Wednesday 27 July 2011

Exibit A:


Call me an attention seeker if you must; after all, I am seeking your attention. 

 Subject A in the above photographs is me, no editing and no falsifications, but the way I look in reality. I can't even begin to explain my battle with my body and the way that I look, let alone compact it all into something vaguely readable. 

Yes, the top of my thighs occasionally touch when I walk. Yes, My boobs are a little bigger that I'd like them to be. Yes, I have to work hard for my stomach because my body needs to eat more than air. Yes, my face is rather round. Does that mean I'm less of a person and less worthy than the models all females are supposed to resemble? At a UK size 6/ US size 2, I feel inadequate and like a whale and can't figure out why. The thing is, I've been the golden size 0 and I wasn't happy there either.
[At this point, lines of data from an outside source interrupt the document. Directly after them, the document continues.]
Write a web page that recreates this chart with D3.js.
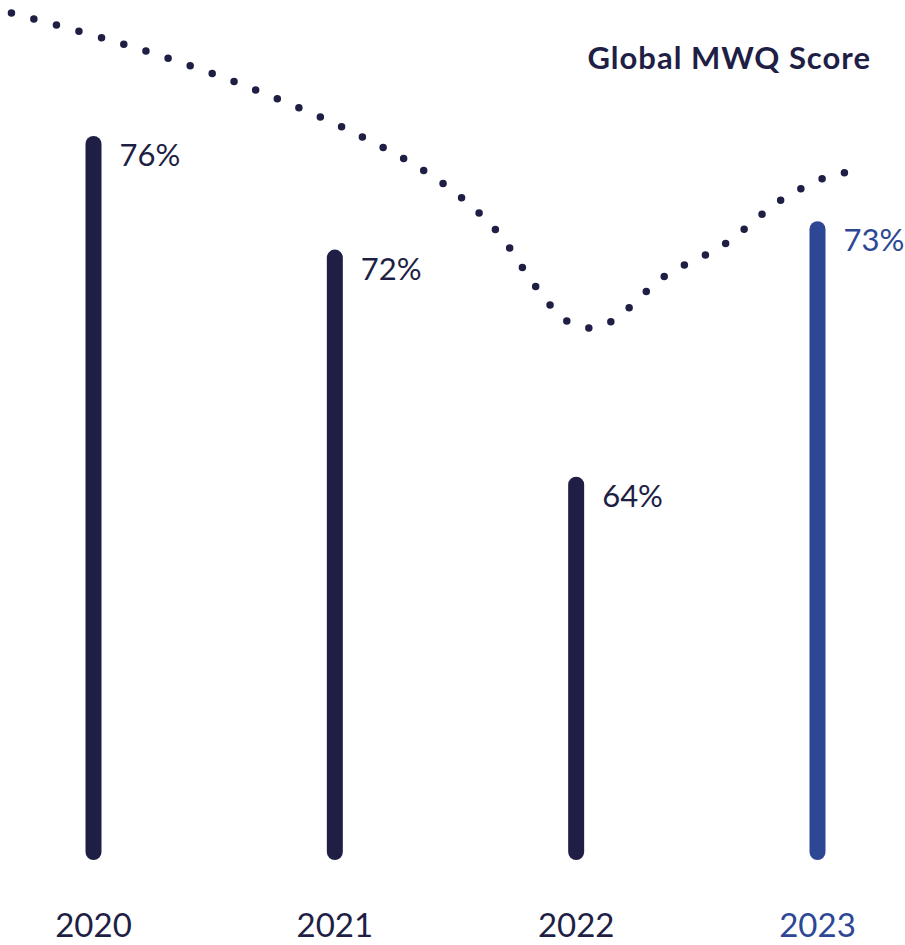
<!DOCTYPE html>
<html>
<head>
<meta charset="utf-8">
<script src="https://cdn.jsdelivr.net/npm/d3@7"></script>
<style>
  body { margin: 0; background: #fff; }
  text { font-family: Lato, "Open Sans", sans-serif; }
</style>
</head>
<body>
<div id="chart"></div>
<script>
// bar data
var years = [2020, 2021, 2022, 2023];
var scores = [76, 72, 64, 73];
var labels = ["76%", "72%", "64%", "73%"];

// dotted trend (year position, score units)
var trendYears = [2019.66, 2020.15, 2020.63, 2021.09, 2021.44, 2021.67, 2021.83, 2021.96,
                  2022.06, 2022.15, 2022.37, 2022.61, 2022.85, 2023.05, 2023.15];
var trendScores = [80.33, 79.17, 77.76, 76.07, 74.38, 72.66, 70.72, 69.49,
                   69.24, 69.49, 71.08, 72.16, 73.75, 74.59, 74.74];

var title = "Global MWQ Score";

var w = 905, h = 945;
var navy = "#1f1f45", blue = "#2d4795";

var svg = d3.select("#chart")
            .append("svg")
            .attr("width", w)
            .attr("height", h);

/***Scales***/
var xScale = d3.scaleLinear()
               .domain([2020, 2023])
               .range([93.5, 817.5]);
var yScale = d3.scaleLinear()
               .domain([50.5, 76])
               .range([860, 136]);

var colorOf = function(i) { return i === years.length - 1 ? blue : navy; };

/***Dotted trend***/
var trendLine = d3.line()
                  .curve(d3.curveCatmullRom.alpha(0.5))
                  .x(function(d) { return xScale(d[0]); })
                  .y(function(d) { return yScale(d[1]); });

svg.append("path")
   .datum(d3.zip(trendYears, trendScores))
   .attr("d", trendLine)
   .attr("fill", "none")
   .attr("stroke", navy)
   .attr("stroke-width", 7.5)
   .attr("stroke-linecap", "round")
   .attr("stroke-dasharray", "0 23.3");

/***Bars as rounded lines***/
var bw = 16;
svg.selectAll("line.bar")
   .data(scores)
   .enter()
   .append("line")
   .attr("class", "bar")
   .attr("x1", function(d, i) { return xScale(years[i]); })
   .attr("x2", function(d, i) { return xScale(years[i]); })
   .attr("y1", function(d) { return yScale(d) + bw / 2; })
   .attr("y2", yScale(50.5) - bw / 2)
   .attr("stroke", function(d, i) { return colorOf(i); })
   .attr("stroke-width", bw)
   .attr("stroke-linecap", "round");

/***Value labels***/
svg.selectAll("text.val")
   .data(scores)
   .enter()
   .append("text")
   .attr("class", "val")
   .attr("x", function(d, i) { return xScale(years[i]) + 26; })
   .attr("y", function(d) { return yScale(d) + 30; })
   .attr("font-size", 31)
   .attr("fill", function(d, i) { return colorOf(i); })
   .text(function(d, i) { return labels[i]; });

/***Year labels***/
svg.selectAll("text.year")
   .data(years)
   .enter()
   .append("text")
   .attr("class", "year")
   .attr("x", function(d) { return xScale(d); })
   .attr("y", 937)
   .attr("text-anchor", "middle")
   .attr("font-size", 33)
   .attr("fill", function(d, i) { return colorOf(i); })
   .text(function(d) { return d; });

/***Title***/
svg.append("text")
   .attr("x", 871)
   .attr("y", 69)
   .attr("text-anchor", "end")
   .attr("font-size", 31)
   .attr("font-weight", 700)
   .attr("letter-spacing", 1)
   .attr("fill", navy)
   .text(title);
</script>
</body>
</html>
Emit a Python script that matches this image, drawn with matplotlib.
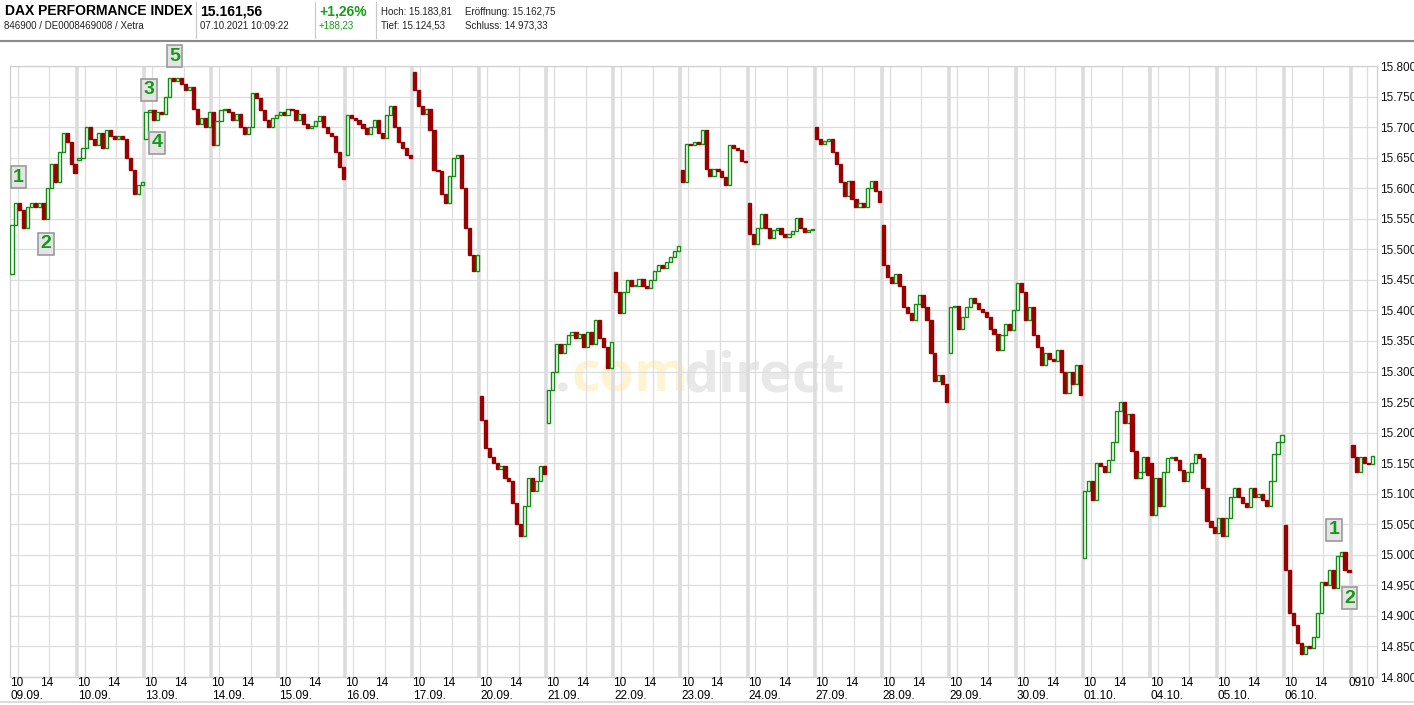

Yet I am told countless times by real women that I have a figure they would kill for, that I am slender yet curvy in all the right places. Again, the supposed "ideal" of a model body is not the one women have deep down, but the one they think they should desire. 

Subject A is me; I may not always like what I see in the mirror and the grass will probably be forever greener on the other side but I am not afraid of my body and how it looks. I am discovering life is too short to punish yourself for not looking like the girls in magazines.